(Task goal): Set the listing down unchanged, minus every embedded image.

(Provided material):
═══
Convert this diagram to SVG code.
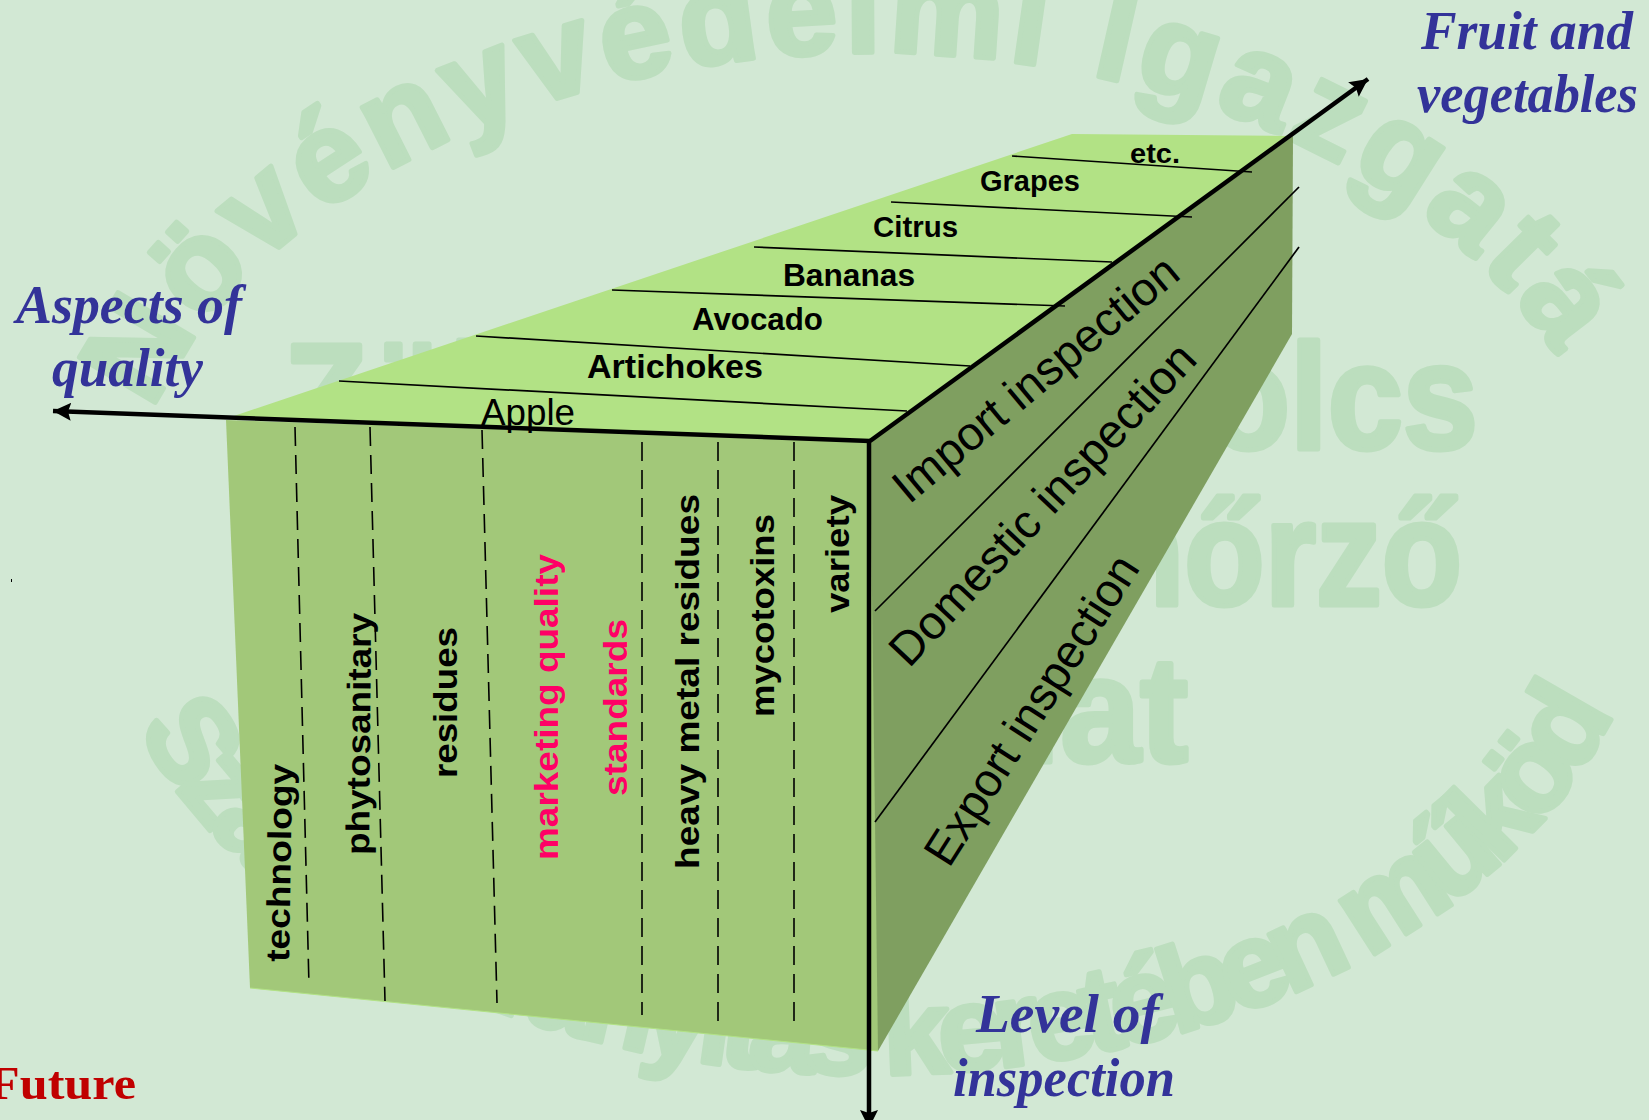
<svg xmlns="http://www.w3.org/2000/svg" width="1649" height="1120" viewBox="0 0 1649 1120">
<style>
.wm{font-family:"Liberation Sans Narrow","Liberation Sans",sans-serif;font-weight:700;fill:#bcdebe;stroke:#bcdebe;stroke-width:5;stroke-linejoin:round}
.b{font-family:"Liberation Sans",Arial,sans-serif;font-weight:700;fill:#000}
.r{font-family:"Liberation Sans",Arial,sans-serif;fill:#000}
.t{font-family:"Liberation Serif","Times New Roman",serif;font-weight:700;font-style:italic;fill:#333399;font-size:54px}
.pk{fill:#ff0066}
.sol{stroke:#000;stroke-width:1.7;fill:none}
.das{stroke:#000;stroke-width:1.6;fill:none;stroke-dasharray:19 9}
.ax{stroke:#000;stroke-width:4.5;fill:none}
</style>
<defs>
<path id="arcTop" d="M153,411 A750,508 0 0 1 1564,368"/>
<path id="arcBot" d="M138,728 A775,510 0 0 0 1606,728"/>
<marker id="head" markerUnits="userSpaceOnUse" markerWidth="24" markerHeight="24" refX="18" refY="9" orient="auto">
<path d="M0,0 L18,9 L0,18 L3,9 Z" fill="#000"/>
</marker>
</defs>
<rect width="1649" height="1120" fill="#d2e8d4"/>
<g id="watermark">
<text class="wm" font-size="128"><textPath href="#arcTop" textLength="1700" lengthAdjust="spacing">Növényvédelmi Igazgatás</textPath></text>
<text class="wm" font-size="120"><textPath href="#arcBot" textLength="1780" lengthAdjust="spacing">Szakmai irányítás keretében működő</textPath></text>
<text class="wm" font-size="150" x="284" y="449" textLength="1194" lengthAdjust="spacingAndGlyphs">Zöldség-gyümölcs</text>
<text class="wm" font-size="150" x="300" y="605" textLength="1162" lengthAdjust="spacingAndGlyphs">minőség-ellenőrző</text>
<text class="wm" font-size="150" x="574" y="762" textLength="614" lengthAdjust="spacingAndGlyphs">szolgálat</text>
</g>
<rect id="speck" x="11" y="579" width="1" height="3" fill="#000"/>
<g id="block">
<polygon id="top-face" points="231,417 1072,134 1293,136 870,441" fill="#b2e285"/>
<polygon id="right-face" points="870,441 1293,136 1292,334 878,1051 870,1051" fill="#7f9f60"/>
<polygon id="front-face" points="226,420 870,441 878,1051 250,988" fill="#a2c879"/>
<line x1="250" y1="988" x2="878" y2="1051" stroke="#b2e285" stroke-width="1"/>
</g>
<g id="connectors">
<g id="rows">
<line class="sol" x1="1012" y1="156" x2="1252" y2="172"/>
<line class="sol" x1="891" y1="202" x2="1192" y2="217"/>
<line class="sol" x1="754" y1="247" x2="1112" y2="262"/>
<line class="sol" x1="612" y1="290" x2="1065" y2="306"/>
<line class="sol" x1="476" y1="336" x2="970" y2="366"/>
<line class="sol" x1="339" y1="381" x2="907" y2="411"/>
</g>
<g id="columns">
<line class="das" x1="295" y1="427" x2="309" y2="986"/>
<line class="das" x1="370" y1="427" x2="385" y2="1001"/>
<line class="das" x1="482" y1="430" x2="497" y2="1003"/>
<line class="das" x1="642" y1="442" x2="642" y2="1015"/>
<line class="das" x1="718" y1="442" x2="718" y2="1030"/>
<line class="das" x1="794" y1="442" x2="794" y2="1030"/>
</g>
<g id="levels">
<line class="sol" x1="1299" y1="187" x2="875" y2="611"/>
<line class="sol" x1="1299" y1="247" x2="875" y2="822"/>
</g>
<g id="axes">
<line class="ax" x1="870" y1="441" x2="53" y2="411" marker-end="url(#head)"/>
<line class="ax" x1="869" y1="441" x2="869" y2="1128" marker-end="url(#head)"/>
<line class="ax" x1="870" y1="441" x2="1368" y2="79" marker-end="url(#head)"/>
</g>
</g>
<g id="products">
<text class="b" font-size="28" x="1130" y="163" textLength="50" lengthAdjust="spacingAndGlyphs">etc.</text>
<text class="b" font-size="29" x="980" y="191" textLength="100" lengthAdjust="spacingAndGlyphs">Grapes</text>
<text class="b" font-size="29" x="873" y="237" textLength="85" lengthAdjust="spacingAndGlyphs">Citrus</text>
<text class="b" font-size="31" x="783" y="286" textLength="132" lengthAdjust="spacingAndGlyphs">Bananas</text>
<text class="b" font-size="31" x="692" y="330" textLength="131" lengthAdjust="spacingAndGlyphs">Avocado</text>
<text class="b" font-size="33" x="587" y="378" textLength="176" lengthAdjust="spacingAndGlyphs">Artichokes</text>
<text class="r" font-size="36" x="481" y="425" textLength="94" lengthAdjust="spacingAndGlyphs">Apple</text>
</g>
<g id="aspects">
<text class="b" font-size="33" transform="translate(289,962) rotate(-89)" textLength="198" lengthAdjust="spacingAndGlyphs">technology</text>
<text class="b" font-size="33" transform="translate(369,855) rotate(-89.5)" textLength="242" lengthAdjust="spacingAndGlyphs">phytosanitary</text>
<text class="b" font-size="33" transform="translate(457,778) rotate(-90)" textLength="151" lengthAdjust="spacingAndGlyphs">residues</text>
<text class="b pk" font-size="33" transform="translate(558,860) rotate(-90)" textLength="306" lengthAdjust="spacingAndGlyphs">marketing quality</text>
<text class="b pk" font-size="33" transform="translate(627,796) rotate(-90)" textLength="177" lengthAdjust="spacingAndGlyphs">standards</text>
<text class="b" font-size="33" transform="translate(699,869) rotate(-90)" textLength="375" lengthAdjust="spacingAndGlyphs">heavy metal residues</text>
<text class="b" font-size="33" transform="translate(774,717) rotate(-90)" textLength="203" lengthAdjust="spacingAndGlyphs">mycotoxins</text>
<text class="b" font-size="33" transform="translate(849,613) rotate(-90)" textLength="118" lengthAdjust="spacingAndGlyphs">variety</text>
</g>
<g id="levels-text">
<text class="r" font-size="47" transform="translate(909,505) rotate(-39.8)" textLength="356" lengthAdjust="spacingAndGlyphs">Import inspection</text>
<text class="r" font-size="47" transform="translate(909,669) rotate(-46.7)" textLength="423" lengthAdjust="spacingAndGlyphs">Domestic inspection</text>
<text class="r" font-size="47" transform="translate(949,869) rotate(-57.5)" textLength="357" lengthAdjust="spacingAndGlyphs">Export inspection</text>
</g>
<g id="axis-titles">
<text class="t" x="16" y="323" textLength="226" lengthAdjust="spacingAndGlyphs">Aspects of</text>
<text class="t" x="52" y="386" textLength="151" lengthAdjust="spacingAndGlyphs">quality</text>
<text class="t" x="1421" y="49" textLength="212" lengthAdjust="spacingAndGlyphs">Fruit and</text>
<text class="t" x="1417" y="112" textLength="221" lengthAdjust="spacingAndGlyphs">vegetables</text>
<text class="t" x="976" y="1032" textLength="183" lengthAdjust="spacingAndGlyphs">Level of</text>
<text class="t" x="953" y="1096" textLength="222" lengthAdjust="spacingAndGlyphs">inspection</text>
</g>
<text id="future" x="-11" y="1099" font-family="'Liberation Serif','Times New Roman',serif" font-weight="700" font-size="46" fill="#c00000" textLength="147" lengthAdjust="spacingAndGlyphs">Future</text>
</svg>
═══
(Answer to the problem):
Convert this diagram to SVG code.
<svg xmlns="http://www.w3.org/2000/svg" width="1649" height="1120" viewBox="0 0 1649 1120">
<style>
.wm{font-family:"Liberation Sans Narrow","Liberation Sans",sans-serif;font-weight:700;fill:#bcdebe;stroke:#bcdebe;stroke-width:5;stroke-linejoin:round}
.b{font-family:"Liberation Sans",Arial,sans-serif;font-weight:700;fill:#000}
.r{font-family:"Liberation Sans",Arial,sans-serif;fill:#000}
.t{font-family:"Liberation Serif","Times New Roman",serif;font-weight:700;font-style:italic;fill:#333399;font-size:54px}
.pk{fill:#ff0066}
.sol{stroke:#000;stroke-width:1.7;fill:none}
.das{stroke:#000;stroke-width:1.6;fill:none;stroke-dasharray:19 9}
.ax{stroke:#000;stroke-width:4.5;fill:none}
</style>
<defs>
<path id="arcTop" d="M153,411 A750,508 0 0 1 1564,368"/>
<path id="arcBot" d="M138,728 A775,510 0 0 0 1606,728"/>
<marker id="head" markerUnits="userSpaceOnUse" markerWidth="24" markerHeight="24" refX="18" refY="9" orient="auto">
<path d="M0,0 L18,9 L0,18 L3,9 Z" fill="#000"/>
</marker>
</defs>
<rect width="1649" height="1120" fill="#d2e8d4"/>
<g id="watermark">
<text class="wm" font-size="128"><textPath href="#arcTop" textLength="1700" lengthAdjust="spacing">Növényvédelmi Igazgatás</textPath></text>
<text class="wm" font-size="120"><textPath href="#arcBot" textLength="1780" lengthAdjust="spacing">Szakmai irányítás keretében működő</textPath></text>
<text class="wm" font-size="150" x="284" y="449" textLength="1194" lengthAdjust="spacingAndGlyphs">Zöldség-gyümölcs</text>
<text class="wm" font-size="150" x="300" y="605" textLength="1162" lengthAdjust="spacingAndGlyphs">minőség-ellenőrző</text>
<text class="wm" font-size="150" x="574" y="762" textLength="614" lengthAdjust="spacingAndGlyphs">szolgálat</text>
</g>
<rect id="speck" x="11" y="579" width="1" height="3" fill="#000"/>
<g id="block">
<polygon id="top-face" points="231,417 1072,134 1293,136 870,441" fill="#b2e285"/>
<polygon id="right-face" points="870,441 1293,136 1292,334 878,1051 870,1051" fill="#7f9f60"/>
<polygon id="front-face" points="226,420 870,441 878,1051 250,988" fill="#a2c879"/>
<line x1="250" y1="988" x2="878" y2="1051" stroke="#b2e285" stroke-width="1"/>
</g>
<g id="connectors">
<g id="rows">
<line class="sol" x1="1012" y1="156" x2="1252" y2="172"/>
<line class="sol" x1="891" y1="202" x2="1192" y2="217"/>
<line class="sol" x1="754" y1="247" x2="1112" y2="262"/>
<line class="sol" x1="612" y1="290" x2="1065" y2="306"/>
<line class="sol" x1="476" y1="336" x2="970" y2="366"/>
<line class="sol" x1="339" y1="381" x2="907" y2="411"/>
</g>
<g id="columns">
<line class="das" x1="295" y1="427" x2="309" y2="986"/>
<line class="das" x1="370" y1="427" x2="385" y2="1001"/>
<line class="das" x1="482" y1="430" x2="497" y2="1003"/>
<line class="das" x1="642" y1="442" x2="642" y2="1015"/>
<line class="das" x1="718" y1="442" x2="718" y2="1030"/>
<line class="das" x1="794" y1="442" x2="794" y2="1030"/>
</g>
<g id="levels">
<line class="sol" x1="1299" y1="187" x2="875" y2="611"/>
<line class="sol" x1="1299" y1="247" x2="875" y2="822"/>
</g>
<g id="axes">
<line class="ax" x1="870" y1="441" x2="53" y2="411" marker-end="url(#head)"/>
<line class="ax" x1="869" y1="441" x2="869" y2="1128" marker-end="url(#head)"/>
<line class="ax" x1="870" y1="441" x2="1368" y2="79" marker-end="url(#head)"/>
</g>
</g>
<g id="products">
<text class="b" font-size="28" x="1130" y="163" textLength="50" lengthAdjust="spacingAndGlyphs">etc.</text>
<text class="b" font-size="29" x="980" y="191" textLength="100" lengthAdjust="spacingAndGlyphs">Grapes</text>
<text class="b" font-size="29" x="873" y="237" textLength="85" lengthAdjust="spacingAndGlyphs">Citrus</text>
<text class="b" font-size="31" x="783" y="286" textLength="132" lengthAdjust="spacingAndGlyphs">Bananas</text>
<text class="b" font-size="31" x="692" y="330" textLength="131" lengthAdjust="spacingAndGlyphs">Avocado</text>
<text class="b" font-size="33" x="587" y="378" textLength="176" lengthAdjust="spacingAndGlyphs">Artichokes</text>
<text class="r" font-size="36" x="481" y="425" textLength="94" lengthAdjust="spacingAndGlyphs">Apple</text>
</g>
<g id="aspects">
<text class="b" font-size="33" transform="translate(289,962) rotate(-89)" textLength="198" lengthAdjust="spacingAndGlyphs">technology</text>
<text class="b" font-size="33" transform="translate(369,855) rotate(-89.5)" textLength="242" lengthAdjust="spacingAndGlyphs">phytosanitary</text>
<text class="b" font-size="33" transform="translate(457,778) rotate(-90)" textLength="151" lengthAdjust="spacingAndGlyphs">residues</text>
<text class="b pk" font-size="33" transform="translate(558,860) rotate(-90)" textLength="306" lengthAdjust="spacingAndGlyphs">marketing quality</text>
<text class="b pk" font-size="33" transform="translate(627,796) rotate(-90)" textLength="177" lengthAdjust="spacingAndGlyphs">standards</text>
<text class="b" font-size="33" transform="translate(699,869) rotate(-90)" textLength="375" lengthAdjust="spacingAndGlyphs">heavy metal residues</text>
<text class="b" font-size="33" transform="translate(774,717) rotate(-90)" textLength="203" lengthAdjust="spacingAndGlyphs">mycotoxins</text>
<text class="b" font-size="33" transform="translate(849,613) rotate(-90)" textLength="118" lengthAdjust="spacingAndGlyphs">variety</text>
</g>
<g id="levels-text">
<text class="r" font-size="47" transform="translate(909,505) rotate(-39.8)" textLength="356" lengthAdjust="spacingAndGlyphs">Import inspection</text>
<text class="r" font-size="47" transform="translate(909,669) rotate(-46.7)" textLength="423" lengthAdjust="spacingAndGlyphs">Domestic inspection</text>
<text class="r" font-size="47" transform="translate(949,869) rotate(-57.5)" textLength="357" lengthAdjust="spacingAndGlyphs">Export inspection</text>
</g>
<g id="axis-titles">
<text class="t" x="16" y="323" textLength="226" lengthAdjust="spacingAndGlyphs">Aspects of</text>
<text class="t" x="52" y="386" textLength="151" lengthAdjust="spacingAndGlyphs">quality</text>
<text class="t" x="1421" y="49" textLength="212" lengthAdjust="spacingAndGlyphs">Fruit and</text>
<text class="t" x="1417" y="112" textLength="221" lengthAdjust="spacingAndGlyphs">vegetables</text>
<text class="t" x="976" y="1032" textLength="183" lengthAdjust="spacingAndGlyphs">Level of</text>
<text class="t" x="953" y="1096" textLength="222" lengthAdjust="spacingAndGlyphs">inspection</text>
</g>
<text id="future" x="-11" y="1099" font-family="'Liberation Serif','Times New Roman',serif" font-weight="700" font-size="46" fill="#c00000" textLength="147" lengthAdjust="spacingAndGlyphs">Future</text>
</svg>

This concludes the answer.